Today marks the third week since my father's passing. The first week was one of the hardest of my short existence on this earth. Since I was still on break from college and I am the only one of siblings without a family of my own to care for, I therefore took upon myself the task of organizing a memorial service for my dad. I did this to spare my already busy siblings, but I did not expect to learn or grow so much in one week. Becca and I went through my dad's belongings and found his journal. In it I discovered my father that I had never taken the time to get to know before. For most of my life I've been angry and bitter towards him for things he didn't do, but really I should have seen what he did do. I learned, through reading, how much he loved me. Although he was well read and versed, my dad did not have a very effective way of expressing himself. I have always believed that actions speak louder than words and as a result I didn't believe him when he said he loved me. But in looking at his actions, I forgot to listen to what he was saying. I now know that my daddy truly did love me, more than I ever cared to admit while he was alive.

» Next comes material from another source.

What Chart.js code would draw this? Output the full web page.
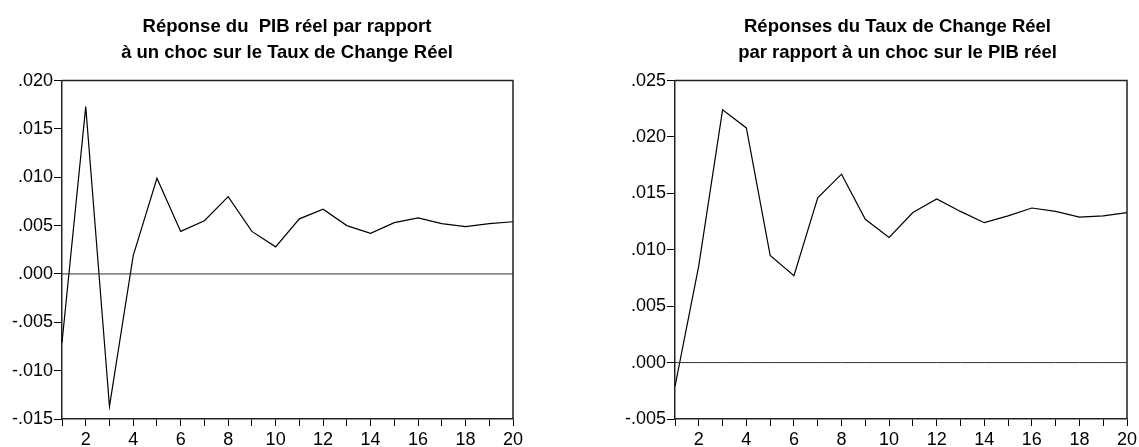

Since I was planning everything, I got extremely stressed out, but I think in so doing, I grew up. I thought I was mature and grown up just because I was nineteen and in college and had some tough times in High School. But now I know that the worst is yet to come. My life so far has been a cake walk compared to what the future holds. But, surprisingly, I'm okay with that. In my dad's death, I also grew closer to my Heavenly Father who listens when I speak, who answers when I call, and he also weeps whenever my tears fall. Through my savior's sacrifice, I will see my dad again and I will wrap my arms around him and tell him how much I love him.

Yes, losing a parent is tragic, but forgetting who you are and how to live is a horrible result that should never appear. I have been beating myself up with guilt for things I didn't say, but there were still things I did say that mattered. I saw my dad the day before he died and I gave him a hug and told him I loved him. And although it may seem trivial, I feel comfort knowing that we parted in love.